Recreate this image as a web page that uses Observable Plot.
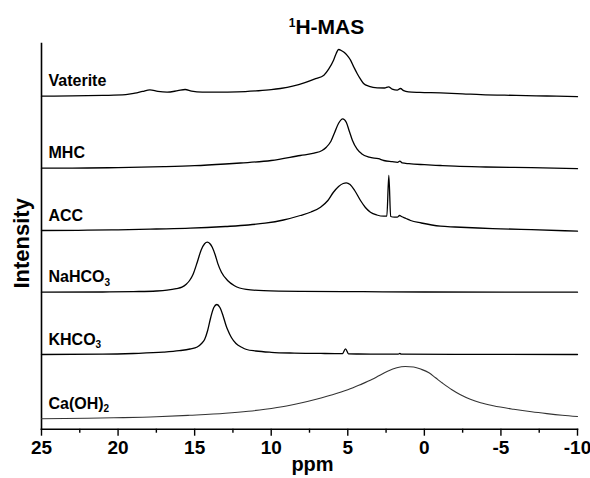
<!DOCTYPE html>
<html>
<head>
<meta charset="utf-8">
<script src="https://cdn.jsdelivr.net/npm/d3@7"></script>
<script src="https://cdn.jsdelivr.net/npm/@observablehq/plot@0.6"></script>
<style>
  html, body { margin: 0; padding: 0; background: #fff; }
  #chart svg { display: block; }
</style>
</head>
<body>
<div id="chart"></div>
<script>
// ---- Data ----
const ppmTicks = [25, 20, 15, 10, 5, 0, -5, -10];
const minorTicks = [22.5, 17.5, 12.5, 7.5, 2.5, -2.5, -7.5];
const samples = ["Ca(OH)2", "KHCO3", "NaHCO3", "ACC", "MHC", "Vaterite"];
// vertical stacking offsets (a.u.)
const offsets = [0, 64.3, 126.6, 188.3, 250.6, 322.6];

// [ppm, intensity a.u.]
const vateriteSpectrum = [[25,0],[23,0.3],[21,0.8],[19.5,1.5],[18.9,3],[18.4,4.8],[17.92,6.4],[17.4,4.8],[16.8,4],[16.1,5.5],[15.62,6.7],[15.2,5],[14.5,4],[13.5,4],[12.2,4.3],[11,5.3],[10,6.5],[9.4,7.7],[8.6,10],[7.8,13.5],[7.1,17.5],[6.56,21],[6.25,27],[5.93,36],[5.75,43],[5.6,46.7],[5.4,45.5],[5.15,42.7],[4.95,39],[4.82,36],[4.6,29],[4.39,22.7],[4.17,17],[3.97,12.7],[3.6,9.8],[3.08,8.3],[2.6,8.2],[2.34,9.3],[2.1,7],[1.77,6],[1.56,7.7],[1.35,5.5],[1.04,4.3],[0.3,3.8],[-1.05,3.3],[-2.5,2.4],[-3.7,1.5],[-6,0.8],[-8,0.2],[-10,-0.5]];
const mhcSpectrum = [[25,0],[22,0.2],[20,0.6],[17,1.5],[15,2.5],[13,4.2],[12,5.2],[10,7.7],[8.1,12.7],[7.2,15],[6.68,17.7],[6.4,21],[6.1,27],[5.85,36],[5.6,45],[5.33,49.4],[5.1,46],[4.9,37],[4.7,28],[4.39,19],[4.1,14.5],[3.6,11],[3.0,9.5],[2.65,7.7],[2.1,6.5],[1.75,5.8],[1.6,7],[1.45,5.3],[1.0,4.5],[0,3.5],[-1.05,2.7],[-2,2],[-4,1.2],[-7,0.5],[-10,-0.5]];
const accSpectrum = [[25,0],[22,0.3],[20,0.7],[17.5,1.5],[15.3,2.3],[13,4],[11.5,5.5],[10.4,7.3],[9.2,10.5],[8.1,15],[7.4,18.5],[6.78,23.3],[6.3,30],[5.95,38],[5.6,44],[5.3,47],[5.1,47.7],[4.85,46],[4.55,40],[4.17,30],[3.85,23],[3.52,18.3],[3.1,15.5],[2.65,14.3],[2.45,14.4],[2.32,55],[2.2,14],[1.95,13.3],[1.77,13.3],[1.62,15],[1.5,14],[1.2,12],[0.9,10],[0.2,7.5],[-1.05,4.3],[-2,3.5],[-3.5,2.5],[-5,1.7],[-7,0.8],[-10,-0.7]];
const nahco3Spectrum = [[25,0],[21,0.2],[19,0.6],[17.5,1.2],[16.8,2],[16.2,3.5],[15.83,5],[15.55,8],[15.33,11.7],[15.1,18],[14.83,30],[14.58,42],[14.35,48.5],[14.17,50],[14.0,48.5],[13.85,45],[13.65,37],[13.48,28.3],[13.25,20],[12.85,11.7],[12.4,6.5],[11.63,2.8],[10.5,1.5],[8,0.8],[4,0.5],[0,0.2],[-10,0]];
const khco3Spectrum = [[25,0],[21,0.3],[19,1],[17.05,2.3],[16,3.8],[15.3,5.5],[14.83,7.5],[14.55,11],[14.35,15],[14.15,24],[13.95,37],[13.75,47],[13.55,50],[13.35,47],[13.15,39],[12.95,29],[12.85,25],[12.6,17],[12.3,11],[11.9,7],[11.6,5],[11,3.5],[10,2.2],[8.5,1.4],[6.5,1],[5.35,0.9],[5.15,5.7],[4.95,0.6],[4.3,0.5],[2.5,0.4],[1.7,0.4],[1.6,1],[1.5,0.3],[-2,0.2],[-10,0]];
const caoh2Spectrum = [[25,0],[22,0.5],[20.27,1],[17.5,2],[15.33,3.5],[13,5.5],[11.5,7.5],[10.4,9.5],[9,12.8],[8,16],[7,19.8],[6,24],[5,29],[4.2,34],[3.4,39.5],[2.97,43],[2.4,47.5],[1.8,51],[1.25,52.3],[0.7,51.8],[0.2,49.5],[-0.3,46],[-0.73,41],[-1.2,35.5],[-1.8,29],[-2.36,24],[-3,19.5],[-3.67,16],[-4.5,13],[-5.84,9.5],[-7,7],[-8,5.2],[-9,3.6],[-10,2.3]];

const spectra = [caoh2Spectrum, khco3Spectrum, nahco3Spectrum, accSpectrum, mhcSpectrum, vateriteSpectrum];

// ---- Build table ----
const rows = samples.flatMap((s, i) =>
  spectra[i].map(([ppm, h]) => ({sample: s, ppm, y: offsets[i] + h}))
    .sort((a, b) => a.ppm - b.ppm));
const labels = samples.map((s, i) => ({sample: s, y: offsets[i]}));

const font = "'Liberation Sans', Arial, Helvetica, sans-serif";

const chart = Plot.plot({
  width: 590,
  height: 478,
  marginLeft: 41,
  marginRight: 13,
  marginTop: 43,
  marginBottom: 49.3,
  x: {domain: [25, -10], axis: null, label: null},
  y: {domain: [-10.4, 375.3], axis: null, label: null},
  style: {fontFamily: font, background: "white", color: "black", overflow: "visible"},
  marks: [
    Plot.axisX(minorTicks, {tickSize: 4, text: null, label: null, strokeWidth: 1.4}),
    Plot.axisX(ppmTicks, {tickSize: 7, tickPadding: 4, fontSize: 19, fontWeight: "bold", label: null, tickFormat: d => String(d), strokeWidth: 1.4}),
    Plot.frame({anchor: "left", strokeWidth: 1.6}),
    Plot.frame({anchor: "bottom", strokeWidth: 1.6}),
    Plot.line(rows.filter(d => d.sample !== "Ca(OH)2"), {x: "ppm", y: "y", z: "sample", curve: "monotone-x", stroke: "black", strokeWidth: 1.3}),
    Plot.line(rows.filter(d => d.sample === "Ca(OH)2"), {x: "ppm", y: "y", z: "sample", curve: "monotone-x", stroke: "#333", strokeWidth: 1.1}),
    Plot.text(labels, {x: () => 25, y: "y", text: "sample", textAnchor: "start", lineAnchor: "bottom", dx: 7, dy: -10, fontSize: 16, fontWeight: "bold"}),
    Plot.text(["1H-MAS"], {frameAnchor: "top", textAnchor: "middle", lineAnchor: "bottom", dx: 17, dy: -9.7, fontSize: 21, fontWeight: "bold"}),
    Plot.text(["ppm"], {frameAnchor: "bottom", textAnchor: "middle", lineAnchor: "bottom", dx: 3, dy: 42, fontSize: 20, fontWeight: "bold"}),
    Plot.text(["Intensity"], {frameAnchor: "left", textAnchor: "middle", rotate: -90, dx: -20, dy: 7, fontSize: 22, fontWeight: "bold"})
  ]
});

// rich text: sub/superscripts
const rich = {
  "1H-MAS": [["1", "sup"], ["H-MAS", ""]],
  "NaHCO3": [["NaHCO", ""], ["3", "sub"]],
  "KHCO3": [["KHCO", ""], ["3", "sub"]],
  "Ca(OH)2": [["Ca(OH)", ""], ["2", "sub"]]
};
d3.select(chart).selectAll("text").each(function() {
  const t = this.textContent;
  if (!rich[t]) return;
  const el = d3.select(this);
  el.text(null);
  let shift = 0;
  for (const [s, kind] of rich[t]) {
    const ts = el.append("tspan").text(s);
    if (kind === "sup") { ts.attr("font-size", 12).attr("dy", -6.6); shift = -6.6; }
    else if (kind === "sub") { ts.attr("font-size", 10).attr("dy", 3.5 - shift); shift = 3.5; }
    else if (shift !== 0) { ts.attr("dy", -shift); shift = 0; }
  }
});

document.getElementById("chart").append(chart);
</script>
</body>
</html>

========

Without the pictures, return the listing above from its first line through the line that has "const offsets = [0, 64.3, 126.6, 188.3, 250.6, 322.6];".

Recreate this image as a web page that uses Observable Plot.
<!DOCTYPE html>
<html>
<head>
<meta charset="utf-8">
<script src="https://cdn.jsdelivr.net/npm/d3@7"></script>
<script src="https://cdn.jsdelivr.net/npm/@observablehq/plot@0.6"></script>
<style>
  html, body { margin: 0; padding: 0; background: #fff; }
  #chart svg { display: block; }
</style>
</head>
<body>
<div id="chart"></div>
<script>
// ---- Data ----
const ppmTicks = [25, 20, 15, 10, 5, 0, -5, -10];
const minorTicks = [22.5, 17.5, 12.5, 7.5, 2.5, -2.5, -7.5];
const samples = ["Ca(OH)2", "KHCO3", "NaHCO3", "ACC", "MHC", "Vaterite"];
// vertical stacking offsets (a.u.)
const offsets = [0, 64.3, 126.6, 188.3, 250.6, 322.6];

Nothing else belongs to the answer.